Projections indicate the TGA will peak near $1.025 trillion by the end of April. But an imminent turnaround is coming: from May, the tax refund season begins, when about $150 billion will flow back into the economy as refunds.

The Catalyst for Recovery: Tax Refunds

Around March-April, the government issues tax refunds. This reverse flow is critical:

  • Money leaves the TGA (reducing the balance)
  • Money flows into bank accounts of individuals and companies
  • Liquidity improves in the system
  • Risk assets react positively

This cycle is entirely seasonal and predictable. Every year, the pattern repeats: Jan-April (contraction) and April-May (expansion). Cryptocurrencies are falling because we are in the contraction phase, but this is inherently temporary.

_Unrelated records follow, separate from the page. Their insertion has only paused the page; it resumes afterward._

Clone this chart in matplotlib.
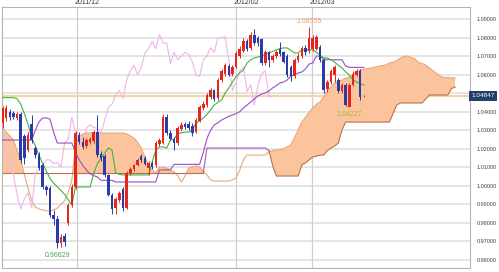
import matplotlib
matplotlib.use("Agg")
import matplotlib.pyplot as plt
import matplotlib.transforms as mtransforms
import numpy as np

plt.rcParams['font.family'] = ['Liberation Sans', 'DejaVu Sans']

# ---------------- data ----------------
opens = [1.0339, 1.0366, 1.0398, 1.0393, 1.0366, 1.0388, 1.0270, 1.0193, 1.0333, 1.0204,
         1.0166, 1.0113, 0.9995, 0.9989, 0.9843, 0.9821, 0.9692, 0.9730, 0.9800, 0.9897,
         0.9994, 1.0274, 1.0236, 1.0215, 1.0235, 1.0240, 1.0290, 1.0170, 1.0160, 1.0059,
         0.9951, 0.9880, 0.9925, 0.9985, 0.9880, 1.0070, 1.0090, 1.0115, 1.0160, 1.0150,
         1.0095, 1.0125, 1.0110, 1.0225, 1.0231, 1.0370, 1.0285, 1.0255, 1.0230, 1.0305,
         1.0335, 1.0335, 1.0325, 1.0290, 1.0350, 1.0420, 1.0435, 1.0480, 1.0515, 1.0475,
         1.0570, 1.0605, 1.0645, 1.0605, 1.0640, 1.0700, 1.0730, 1.0780, 1.0745, 1.0815,
         1.0800, 1.0790, 1.0660, 1.0720, 1.0680, 1.0700, 1.0740, 1.0720, 1.0700, 1.0640,
         1.0590, 1.0680, 1.0700, 1.0745, 1.0725, 1.0740, 1.0740, 1.0750, 1.0680, 1.0525,
         1.0560, 1.0600, 1.0570, 1.0510, 1.0544, 1.0426, 1.0545, 1.0600, 1.0620, 1.0482]
highs = [1.0431, 1.0436, 1.0415, 1.0405, 1.0400, 1.0400, 1.0280, 1.0290, 1.0382, 1.0215,
         1.0180, 1.0125, 1.0005, 1.0000, 0.9870, 0.9835, 0.9740, 0.9745, 0.9910, 1.0010,
         1.0295, 1.0290, 1.0265, 1.0260, 1.0265, 1.0300, 1.0382, 1.0190, 1.0170, 1.0065,
         0.9960, 0.9940, 0.9970, 0.9995, 1.0080, 1.0100, 1.0120, 1.0150, 1.0170, 1.0160,
         1.0135, 1.0135, 1.0240, 1.0260, 1.0390, 1.0385, 1.0300, 1.0265, 1.0325, 1.0345,
         1.0345, 1.0350, 1.0340, 1.0365, 1.0435, 1.0455, 1.0500, 1.0530, 1.0525, 1.0580,
         1.0630, 1.0665, 1.0655, 1.0650, 1.0725, 1.0755, 1.0795, 1.0790, 1.0830, 1.0845,
         1.0810, 1.0800, 1.0735, 1.0730, 1.0712, 1.0735, 1.0775, 1.0730, 1.0710, 1.0650,
         1.0690, 1.0715, 1.0755, 1.0760, 1.08555, 1.0815, 1.0815, 1.0760, 1.0690, 1.0570,
         1.0630, 1.0650, 1.0580, 1.0555, 1.0555, 1.0555, 1.0620, 1.0630, 1.0630, 1.0490]
lows = [1.0312, 1.0350, 1.0355, 1.0360, 1.0355, 1.0125, 1.0120, 1.0180, 1.0230, 1.0150,
        1.0085, 0.9985, 0.9950, 0.9830, 0.9790, 0.96629, 0.9670, 0.9675, 0.9790, 0.9885,
        0.9985, 1.0225, 1.0200, 1.0205, 1.0225, 1.0230, 1.0155, 1.0135, 1.0050, 0.9945,
        0.9850, 0.9850, 0.9915, 0.9865, 0.9875, 1.0060, 1.0080, 1.0105, 1.0130, 1.0110,
        1.0060, 1.0090, 1.0100, 1.0215, 1.0225, 1.0275, 1.0245, 1.0193, 1.0220, 1.0295,
        1.0305, 1.0300, 1.0270, 1.0285, 1.0345, 1.0410, 1.0425, 1.0470, 1.0460, 1.0465,
        1.0560, 1.0595, 1.0590, 1.0595, 1.0635, 1.0690, 1.0720, 1.0730, 1.0735, 1.0760,
        1.0755, 1.0650, 1.0650, 1.0640, 1.0670, 1.0690, 1.0700, 1.0660, 1.0585, 1.0565,
        1.0580, 1.0670, 1.0690, 1.0705, 1.0715, 1.0730, 1.0735, 1.0670, 1.0500, 1.0505,
        1.0550, 1.0560, 1.0500, 1.0500, 1.0430, 1.04227, 1.0540, 1.0590, 1.0465, 1.0478]
closes = [1.0420, 1.0420, 1.0371, 1.0371, 1.0388, 1.0140, 1.0150, 1.0274, 1.0247, 1.0166,
          1.0097, 0.9995, 0.9975, 0.9843, 0.9822, 0.9692, 0.9724, 0.9697, 0.9897, 0.9994,
          1.0285, 1.0236, 1.0210, 1.0245, 1.0255, 1.0290, 1.0166, 1.0150, 1.0059, 0.9951,
          0.9875, 0.9930, 0.9962, 0.9880, 1.0070, 1.0090, 1.0113, 1.0140, 1.0140, 1.0120,
          1.0125, 1.0100, 1.0230, 1.0250, 1.0370, 1.0285, 1.0255, 1.0230, 1.0312, 1.0330,
          1.0315, 1.0310, 1.0285, 1.0355, 1.0425, 1.0440, 1.0490, 1.0515, 1.0470, 1.0570,
          1.0620, 1.0650, 1.0600, 1.0640, 1.0715, 1.0740, 1.0780, 1.0740, 1.0815, 1.0770,
          1.0770, 1.0660, 1.0720, 1.0680, 1.0700, 1.0720, 1.0710, 1.0670, 1.0600, 1.0590,
          1.0680, 1.0700, 1.0745, 1.0720, 1.0800, 1.0800, 1.0805, 1.0680, 1.0515, 1.0560,
          1.0620, 1.0640, 1.0510, 1.0545, 1.0436, 1.0544, 1.0605, 1.0620, 1.0480, 1.04847]

tenkan = [1.0476, 1.0476, 1.0476, 1.0476, 1.0470, 1.0440, 1.0390, 1.0330, 1.0260, 1.0215,
          1.0165, 1.0120, 1.0080, 1.0040, 1.0015, 0.9995, 0.9975, 0.9955, 0.9925, 0.9897,
          0.9994, 0.9994, 0.9994, 0.9994, 0.9994, 1.0070, 1.0120, 1.0150, 1.0177, 1.0204,
          1.0193, 1.0070, 1.0062, 1.0059, 1.0059, 1.0059, 1.0059, 1.0059, 1.0059, 1.0059,
          1.0059, 1.0129, 1.0193, 1.0210, 1.0210, 1.0204, 1.0247, 1.0250, 1.0285, 1.0285,
          1.0290, 1.0290, 1.0301, 1.0339, 1.0350, 1.0366, 1.0385, 1.0409, 1.0436, 1.0450,
          1.0463, 1.0501, 1.0528, 1.0560, 1.0590, 1.0610, 1.0625, 1.0663, 1.0680, 1.0690,
          1.0695, 1.0700, 1.0710, 1.0717, 1.0725, 1.0733, 1.0740, 1.0744, 1.0744, 1.0730,
          1.0717, 1.0717, 1.0733, 1.0733, 1.0733, 1.0733, 1.0720, 1.0706, 1.0690, 1.0690,
          1.0680, 1.0668, 1.0650, 1.0636, 1.0615, 1.0598, 1.0571, 1.0560, 1.0550, 1.0545]

kijun = [1.0247, 1.0247, 1.0247, 1.0247, 1.0247, 1.0247, 1.0247, 1.0247, 1.0247, 1.0300,
         1.0345, 1.0366, 1.0366, 1.0360, 1.0290, 1.0231, 1.0231, 1.0231, 1.0231, 1.0231,
         1.0180, 1.0140, 1.0110, 1.0085, 1.0065, 1.0055, 1.0048, 1.0030, 1.0030, 1.0030,
         1.0030, 1.0021, 1.0021, 1.0021, 1.0021, 1.0021, 1.0021, 1.0021, 1.0021, 1.0021,
         1.0021, 1.0021, 1.0021, 1.0086, 1.0086, 1.0086, 1.0086, 1.0116, 1.0116, 1.0116,
         1.0116, 1.0116, 1.0116, 1.0116, 1.0116, 1.0180, 1.0255, 1.0300, 1.0328, 1.0340,
         1.0355, 1.0365, 1.0375, 1.0382, 1.0390, 1.0400, 1.0420, 1.0436, 1.0452, 1.0470,
         1.0485, 1.0495, 1.0501, 1.0512, 1.0528, 1.0540, 1.0555, 1.0560, 1.0571, 1.0593,
         1.0598, 1.0609, 1.0614, 1.0630, 1.0657, 1.0663, 1.0700, 1.0700, 1.0680, 1.0680,
         1.0680, 1.0680, 1.0680, 1.0680, 1.0646, 1.0639, 1.0639, 1.0639, 1.0639, 1.0639]

span_a = [1.0310, 1.0290, 1.0270, 1.0247, 1.0190, 1.0140, 1.0060, 0.9985, 0.9920, 0.9885,
          0.9875, 0.9870, 0.9865, 0.9865, 0.9870, 0.9880, 0.9900, 0.9920, 0.9965, 1.0032,
          1.0220, 1.0264, 1.0280, 1.0285, 1.0285, 1.0285, 1.0285, 1.0285, 1.0285, 1.0285,
          1.0285, 1.0285, 1.0285, 1.0285, 1.0280, 1.0270, 1.0258, 1.0236, 1.0204, 1.0156,
          1.0113, 1.0086, 1.0069, 1.0102, 1.0102, 1.0096, 1.0086, 1.0075, 1.0055, 1.0021,
          1.0053, 1.0096, 1.0102, 1.0107, 1.0102, 1.0080, 1.0059, 1.0032, 1.0026, 1.0026,
          1.0026, 1.0026, 1.0026, 1.0032, 1.0042, 1.0086, 1.0140, 1.0166, 1.0166, 1.0166,
          1.0166, 1.0166, 1.0166, 1.0183, 1.0190, 1.0193, 1.0193, 1.0200, 1.0210, 1.0220,
          1.0260, 1.0300, 1.0344, 1.0370, 1.0398, 1.0420, 1.0440, 1.0452, 1.0480, 1.0510,
          1.0530, 1.0555, 1.0563, 1.0571, 1.0580, 1.0587, 1.0600, 1.0615, 1.0625, 1.0630,
          1.0633, 1.0636, 1.0641, 1.0645, 1.0648, 1.0652, 1.0663, 1.0668, 1.0675, 1.0690,
          1.0698, 1.0700, 1.0692, 1.0685, 1.0665, 1.0660, 1.0650, 1.0636, 1.0620, 1.0605,
          1.0590, 1.0585, 1.0584, 1.0582, 1.0582]

span_b = [1.0069] * 56 + [
          1.0204, 1.0204, 1.0204, 1.0204, 1.0204, 1.0204, 1.0204, 1.0204, 1.0204, 1.0204,
          1.0204, 1.0204, 1.0204, 1.0204, 1.0204, 1.0204, 1.0204, 1.0190, 1.0110, 1.0053,
          1.0053, 1.0053, 1.0053, 1.0053, 1.0053, 1.0053, 1.0113, 1.0123, 1.0140, 1.0156,
          1.0160, 1.0166, 1.0166, 1.0190, 1.0204, 1.0215, 1.0231, 1.0301, 1.0344, 1.0344,
          1.0344, 1.0344, 1.0344, 1.0344, 1.0344, 1.0344, 1.0344, 1.0344, 1.0344, 1.0344,
          1.0344, 1.0390, 1.0436, 1.0447, 1.0447, 1.0447, 1.0447, 1.0447, 1.0447, 1.0447,
          1.0470, 1.0490, 1.0490, 1.0490, 1.0490, 1.0490, 1.0490, 1.0525, 1.0533]

shift = 25
date_labels = ['2011/12', '2012/02', '2012/03']
date_pos = [20.4, 64.0, 84.7]
y_ticks = [0.96, 0.97, 0.98, 0.99, 1.00, 1.01, 1.02, 1.03, 1.04, 1.05, 1.06, 1.07, 1.08, 1.09]
high_label = '1.08555'
low_label = '1.04227'
low2_label = '0.96629'
last_price = 1.04847

# ---------------- figure ----------------
W, H = 499, 272
fig = plt.figure(figsize=(W / 100, H / 100), dpi=100)
fig.patch.set_facecolor('white')
ax = fig.add_axes([2 / W, (H - 268) / H, 468 / W, 261 / H])

n = len(closes)
idx = np.arange(n)
sidx = np.arange(len(span_a))

ax.set_xlim(-0.14, 128.08)
ax.set_ylim(0.95569, 1.09647)

# grid
for yv in y_ticks:
    ax.axhline(yv, color='#dedede', lw=1.1, zorder=0)
for xp in date_pos:
    ax.axvline(xp, color='#cfcfcf', lw=0.9, zorder=0)

# current price line
ax.axhline(last_price, color='#f2d7a2', lw=1.6, zorder=1)

# cloud
sa = np.array(span_a)
sb = np.array(span_b)
ax.fill_between(sidx, sa, sb, where=sa >= sb, interpolate=True,
                color='#fcc49c', lw=0, zorder=1.5)
ax.plot(sidx, sa, color='#e9a878', lw=0.8, zorder=2)
# span B: brown, with the middle stretch shown violet as in the source
seg1 = sidx <= 55
seg2 = (sidx >= 55) & (sidx <= 73)
seg3 = sidx >= 73
ax.plot(sidx[seg1], sb[seg1], color='#b8714a', lw=0.8, zorder=2)
ax.plot(sidx[seg2], sb[seg2], color='#a65cc8', lw=0.8, zorder=2)
ax.plot(sidx[seg3], sb[seg3], color='#b8714a', lw=0.8, zorder=2)

# chikou (lagging span)
ax.plot(idx[shift:] - shift, closes[shift:], color='#f0b4ea', lw=0.8, zorder=2.5)

# tenkan / kijun
ax.plot(idx, kijun, color='#9c4cc8', lw=0.8, zorder=3)
ax.plot(idx, tenkan, color='#3fb43f', lw=0.8, zorder=3)

# candles
up_c = '#e4261c'
dn_c = '#2a3aa6'
bw = 0.7
for i in range(n):
    o, h, l, c = opens[i], highs[i], lows[i], closes[i]
    col = up_c if c >= o else dn_c
    ax.vlines(i, l, h, color=col, lw=0.7, zorder=4)
    bottom = min(o, c)
    height = max(abs(c - o), 0.00025)
    ax.add_patch(plt.Rectangle((i - bw / 2, bottom), bw, height,
                               facecolor=col, edgecolor='none', zorder=4.5))

# annotations
hi_i = int(np.argmax(highs))
lo_i = int(np.argmin(lows))
ax.text(hi_i, highs[hi_i] + 0.0012, high_label, ha='center', va='bottom',
        fontsize=5, color='#e8a468', zorder=6)
ax.text(95, 1.0386, low_label, ha='center', va='center',
        fontsize=5, color='#a9b83c', zorder=6)
ax.text(lo_i, 0.9627, low2_label, ha='center', va='center',
        fontsize=5, color='#44ad44', zorder=6)

# axes styling
for s in ax.spines.values():
    s.set_color('#b4b4b4')
    s.set_linewidth(0.8)
ax.set_xticks([])
ax.yaxis.tick_right()
ax.set_yticks(y_ticks)
ax.set_yticklabels([f'{v:.5f}' for v in y_ticks], fontsize=4, color='#444444')
ax.tick_params(axis='y', length=0, pad=5)

# date labels above
for lab, xp in zip(date_labels, date_pos):
    ax.annotate(lab, xy=(xp, 1.0), xycoords=('data', 'axes fraction'),
                xytext=(-1.5, 0.5), textcoords='offset points',
                ha='left', va='bottom', fontsize=5, color='#333333',
                annotation_clip=False)

# current price box
trans = mtransforms.blended_transform_factory(ax.transAxes, ax.transData)
ax.text(1.003, last_price, f'{last_price:.5f}', transform=trans,
        ha='left', va='center', fontsize=4.6, color='white', zorder=10,
        bbox=dict(boxstyle='square,pad=0.35', fc='#21406a', ec='none'),
        clip_on=False)

fig.savefig('out.png', dpi=100)
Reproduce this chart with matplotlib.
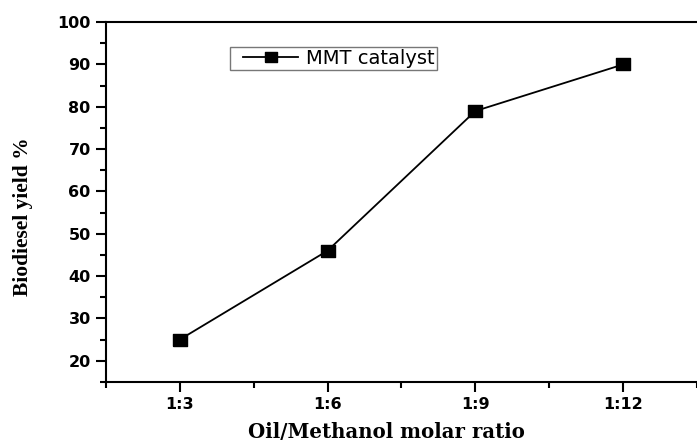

Short- and Medium-Term Implications

Next 1-2 months (until end of April):

Expect continued pressure. The TGA is still rising toward $1.025 trillion. Volatility should persist, but don’t expect a massive collapse or a strong recovery. The market will remain in a state of tight liquidity.

End of April through May:

The TGA peak marks an inflection point. With tax refunds flowing (~$150 billion), the balance will start to decline. This movement should trigger a “relief rally” in cryptocurrencies and tech stocks. Bitcoin may resume its upward trajectory, with liquidity as the main catalyst.

Rest of 2026:

As the TGA normalizes back to its target level of $500-600 billion, an additional $300-400 billion will flow into the economy. This should sustain a longer recovery, with risk appetite returning.

What Smart Investors Are Doing

Instead of reacting emotionally to FUD (fear, uncertainty, doubt) about quantum computing or Fed hawkishness, savvy market participants monitor public data like the TGA. It’s available on the U.S. Treasury website (Treasury.gov) for anyone to verify.

The current strategy is:

  1. Recognize we are in the withdrawal phase (January-April)
  2. Avoid reactive decisions during liquidity contraction
  3. Prepare for the April peak and subsequent improvement in May

Panicking and selling based on sensational headlines is exactly the opposite of what the data suggests to do right now.

Conclusion: Liquidity, Not Catastrophe

Why are cryptocurrencies falling? It’s not quantum computing. It’s not Fed incompetence. It’s a mechanical government cash flow process — a known, predictable, and temporary factor.

The TGA has increased by $150 billion, creating a liquidity contraction that naturally pressures speculative assets. But this process has a shelf life: peak around $1.025 trillion at the end of April, followed by reversal as tax refunds begin.

For crypto investors: this is not the end of the cycle, but the middle of the seasonal phase. Keep perspective, monitor TGA data, and prepare for the upcoming improvement window. Markets follow predictable patterns when you know where to look.